This week’s Listener crossword puzzle, “A Change of Clothing” by Elgin, is brilliant, and has a hilarious surprise ending. I wish I could talk all about it here without giving anything away, but I can’t. Let’s just say that the puzzle concerns (according to the introduction) a heist, and that there are some red herrings very ingeniously built into the puzzle, and leave it at that.
Oh, and a lot of very nice clues, too.
Even after figuring out what was going on and completing the grid in a way that satisfied all the instructions, gave me the pair of crime fighters I needed, unambiguously pointed at the culprit, and justified the title of the puzzle, I was hung up for a long while because for all this to work out, a particular four-letter combination in my final grid had to be either a word in Chambers Dictionary or a proper noun that could be found in either the Oxford Dictionary of English or Chambers Biographical Dictionary. But it didn’t seem to be in Chambers and I don’t own either of the other two reference books so can’t check in them. However, if it were somebody well known enough to make it into two reference books, he or she couldn’t be hard to track down, right? I did a Google search on the letter combination, and checked Wikipedia, and looked it up in the biographical dictionaries and other reference books that I do own, and there was nothing anywhere.

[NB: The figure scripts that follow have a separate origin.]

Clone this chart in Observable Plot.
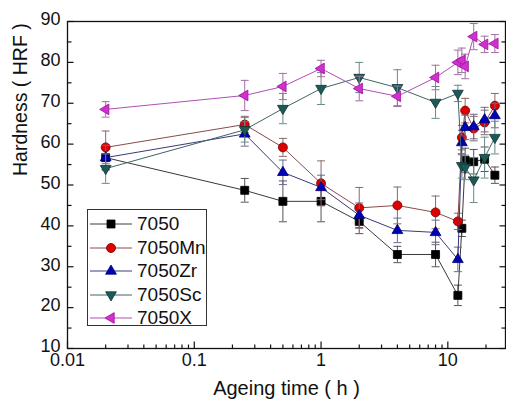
<!DOCTYPE html>
<html><head><meta charset="utf-8">
<script src="https://cdn.jsdelivr.net/npm/d3@7"></script>
<script src="https://cdn.jsdelivr.net/npm/@observablehq/plot@0.6"></script>
<style>
body{margin:0;background:#fff;font-family:"Liberation Sans",Arial,sans-serif;}
#wrap{position:relative;width:506px;height:407px;overflow:hidden;}
#legend{position:absolute;left:87px;top:209px;width:120px;height:117px;border:1px solid #333;background:#fff;box-sizing:border-box;}
.row{position:absolute;left:0;height:22px;display:flex;align-items:center;}
.row span{font-size:19px;color:#111;margin-left:4px;line-height:22px;white-space:nowrap;}
</style></head><body><div id="wrap"></div>
<script>
// ---- data ----
const times = [0.02, 0.25, 0.5, 1, 2, 4, 8, 12, 12.9, 13.7, 16, 19.5, 23.5];
const seriesNames = ["7050", "7050Mn", "7050Zr", "7050Sc", "7050X"];
const h7050   = [56.7, 48.7, 46.0, 46.0, 41.1, 33.0, 33.0, 23.0, 39.4, 56.0, 55.7, 56.3, 52.4];
const h7050Mn = [59.2, 64.8, 59.2, 50.4, 44.4, 45.0, 43.3, 41.1, 61.6, 68.2, 63.8, 65.3, 69.4];
const h7050Zr = [56.7, 62.5, 53.1, 49.4, 42.6, 38.9, 38.4, 31.8, 60.4, 64.1, 64.3, 66.0, 67.0];
const h7050Sc = [54.0, 63.5, 68.7, 73.6, 76.3, 73.8, 70.2, 72.4, 54.7, 54.3, 51.2, 56.7, 61.6];
const h7050X  = [68.5, 71.9, 74.1, 78.5, 73.6, 71.7, 76.3, 80.0, 80.5, 79.0, 86.3, 84.4, 84.6];
const e7050   = [3.0, 2.9, 5.0, 5.0, 3.0, 2.0, 3.0, 2.5, 2.0, 3.0, 3.0, 3.0, 2.0];
const e7050Mn = [4.0, 2.0, 2.2, 5.5, 5.0, 4.5, 4.0, 2.0, 3.0, 3.0, 3.0, 3.0, 3.0];
const e7050Zr = [3.0, 3.0, 3.0, 3.0, 3.0, 3.0, 3.0, 3.0, 3.0, 3.0, 3.0, 3.0, 3.0];
const e7050Sc = [3.6, 3.0, 3.7, 3.9, 3.7, 4.4, 3.9, 2.0, 3.0, 3.0, 5.5, 5.0, 4.0];
const e7050X  = [1.9, 3.7, 3.2, 2.0, 3.0, 2.5, 3.0, 3.0, 3.0, 3.0, 3.2, 2.0, 2.2];
const xTickLabels = [0.01, 0.1, 1, 10];
const xMinorTicks = [0.02,0.03,0.04,0.05,0.06,0.07,0.08,0.09,0.2,0.3,0.4,0.5,0.6,0.7,0.8,0.9,2,3,4,5,6,7,8,9,20];
const yTickLabels = [10, 20, 30, 40, 50, 60, 70, 80, 90];
const yMinorTicks = [15, 25, 35, 45, 55, 65, 75, 85];

// ---- symbols ----
const symSquare = {draw(c){c.rect(-4,-4,8,8);}};
const symCircle = {draw(c){c.moveTo(4.5,0); c.arc(0,0,4.5,0,2*Math.PI);}};
const symUp = {draw(c){c.moveTo(0,-6); c.lineTo(5.4,3.2); c.lineTo(-5.4,3.2); c.closePath();}};
const symDown = {draw(c){c.moveTo(0,6); c.lineTo(5.4,-3.2); c.lineTo(-5.4,-3.2); c.closePath();}};
const symLeft = {draw(c){c.moveTo(-6,0); c.lineTo(3.2,-5.4); c.lineTo(3.2,5.4); c.closePath();}};
const symCap = {draw(c){c.moveTo(-4,0); c.lineTo(4,0);}};
const tickR = (l) => ({draw(c){c.moveTo(0,0); c.lineTo(l,0);}});
const tickL = (l) => ({draw(c){c.moveTo(0,0); c.lineTo(-l,0);}});
const tickU = (l) => ({draw(c){c.moveTo(0,0); c.lineTo(0,-l);}});

const styles = {
  "7050":   {sym: symSquare, fill: "#000000", stroke: "#000000", line: "#3a3a3a", err: "#555555"},
  "7050Mn": {sym: symCircle, fill: "#dd0000", stroke: "#7a0000", line: "#8a4a4a", err: "#8a6a6a"},
  "7050Zr": {sym: symUp,     fill: "#0000b8", stroke: "#000070", line: "#3a3a78", err: "#6a6a90"},
  "7050Sc": {sym: symDown,   fill: "#1c5a58", stroke: "#0c3634", line: "#3d6664", err: "#6a8a88"},
  "7050X":  {sym: symLeft,   fill: "#d030d0", stroke: "#a010a0", line: "#b050b0", err: "#a070a0"}
};
const values = {"7050": h7050, "7050Mn": h7050Mn, "7050Zr": h7050Zr, "7050Sc": h7050Sc, "7050X": h7050X};
const errors = {"7050": e7050, "7050Mn": e7050Mn, "7050Zr": e7050Zr, "7050Sc": e7050Sc, "7050X": e7050X};

const marks = [];
for (const s of seriesNames) {
  const st = styles[s];
  const data = times.map((t, i) => ({t, v: values[s][i], lo: values[s][i] - errors[s][i], hi: values[s][i] + errors[s][i]}));
  marks.push(Plot.ruleX(data, {x: "t", y1: "lo", y2: "hi", stroke: st.err, strokeWidth: 1}));
  marks.push(Plot.dot(data, {x: "t", y: "lo", symbol: symCap, fill: "none", stroke: st.err, strokeWidth: 1}));
  marks.push(Plot.dot(data, {x: "t", y: "hi", symbol: symCap, fill: "none", stroke: st.err, strokeWidth: 1}));
  marks.push(Plot.line(data, {x: "t", y: "v", stroke: st.line, strokeWidth: 1}));
  marks.push(Plot.dot(data, {x: "t", y: "v", symbol: st.sym, fill: st.fill, stroke: st.stroke, strokeWidth: 0.8}));
}

const chart = Plot.plot({
  width: 506, height: 407,
  marginLeft: 67, marginRight: 1, marginTop: 21, marginBottom: 59,
  style: {fontFamily: "'Liberation Sans', Arial, sans-serif", fontSize: "18px", background: "white", color: "#111"},
  x: {type: "log", domain: [0.01, 28.5], axis: null},
  y: {domain: [10, 90], axis: null},
  marks: [
    ...marks,
    Plot.frame({stroke: "#111", strokeWidth: 1.3}),
    Plot.dot(yTickLabels, {y: d => d, frameAnchor: "left", symbol: tickR(6), fill: "none", stroke: "#111", strokeWidth: 1.2}),
    Plot.dot(yMinorTicks, {y: d => d, frameAnchor: "left", symbol: tickR(4), fill: "none", stroke: "#111", strokeWidth: 1.2}),
    Plot.dot(yTickLabels, {y: d => d, frameAnchor: "right", symbol: tickL(6), fill: "none", stroke: "#111", strokeWidth: 1.2}),
    Plot.dot(yMinorTicks, {y: d => d, frameAnchor: "right", symbol: tickL(4), fill: "none", stroke: "#111", strokeWidth: 1.2}),
    Plot.dot(xTickLabels, {x: d => d, frameAnchor: "bottom", symbol: tickU(7), fill: "none", stroke: "#111", strokeWidth: 1.2}),
    Plot.dot(xMinorTicks, {x: d => d, frameAnchor: "bottom", symbol: tickU(4), fill: "none", stroke: "#111", strokeWidth: 1.2}),
    Plot.axisX({ticks: xTickLabels, tickSize: 0, tickPadding: 5, tickFormat: d => String(d), label: null, fontSize: 18}),
    Plot.axisY({ticks: yTickLabels, tickSize: 0, tickPadding: 7, dy: -2, tickFormat: d => String(d), label: null, fontSize: 18}),
    Plot.text(["Ageing time ( h )"], {frameAnchor: "bottom", dy: 46, text: d => d, fontSize: 20, fill: "#111"}),
    Plot.text(["Hardness ( HRF )"], {frameAnchor: "left", dx: -47, dy: -9, rotate: -90, text: d => d, fontSize: 19.5, fill: "#111"})
  ]
});
const wrap = document.getElementById("wrap");
wrap.appendChild(chart);

// legend
const legend = document.createElement("div");
legend.id = "legend";
seriesNames.forEach((s, i) => {
  const st = styles[s];
  const row = document.createElement("div");
  row.className = "row";
  row.style.top = (3 + i * 23.5) + "px";
  const path = d3.symbol(st.sym)();
  row.innerHTML = `<svg width="45" height="22" style="flex:none"><line x1="2" x2="44" y1="11" y2="11" stroke="${st.line}" stroke-width="1"/><path d="${path}" transform="translate(23,11)" fill="${st.fill}" stroke="${st.stroke}" stroke-width="0.8"/></svg><span>${s}</span>`;
  legend.appendChild(row);
});
wrap.appendChild(legend);
</script>
</body></html>
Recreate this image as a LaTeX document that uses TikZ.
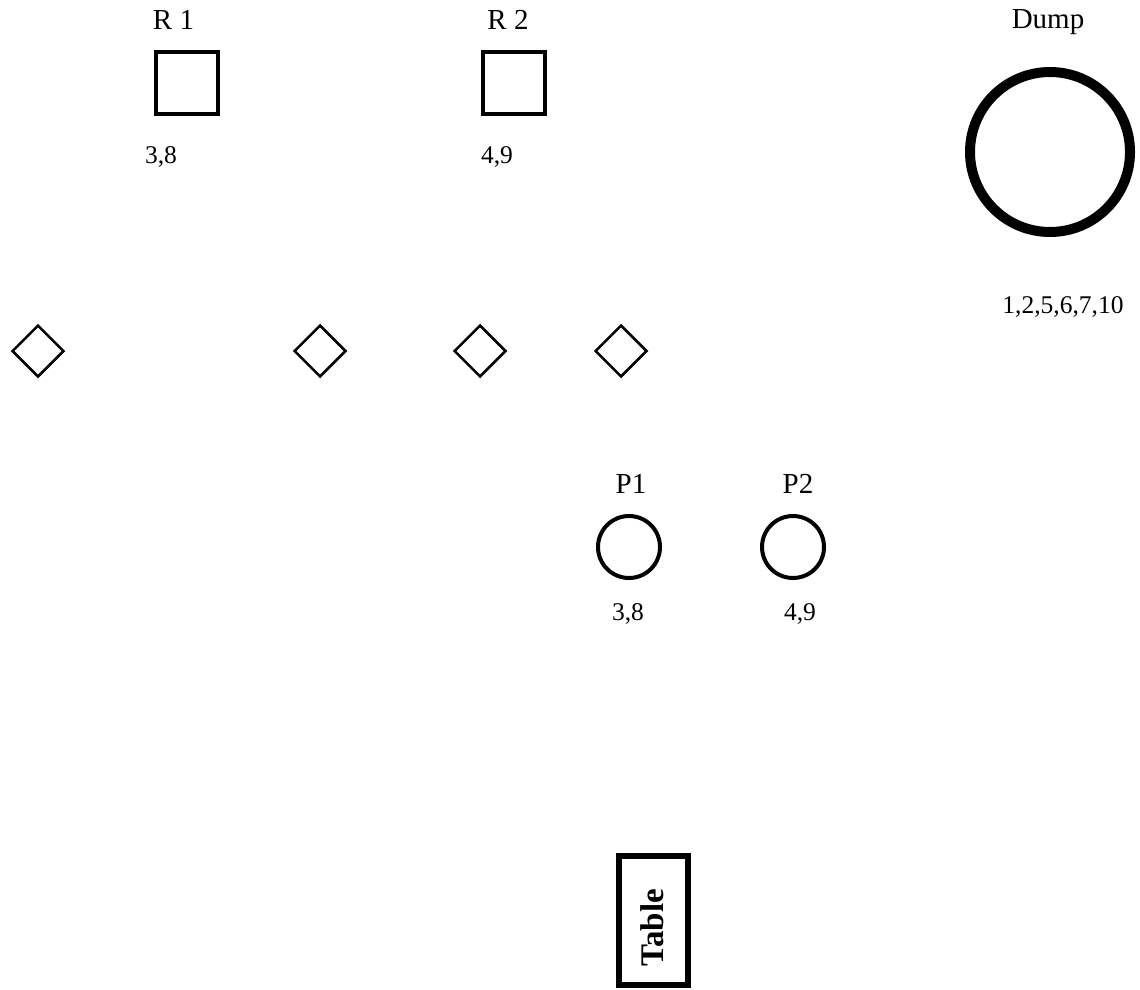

Well, it turns out that the four-letter word is in Chambers, but for some reason it’s not in the iPhone version that is what I use most often. When I pulled the actual book down from the shelf, duh, there it was. It was a variant spelling of an obsolete word, but still, there it was. That’ll teach me to rely on the completeness of the iPhone version.
Later: Double duh: Chambers Biographical Dictionary is available for searching online.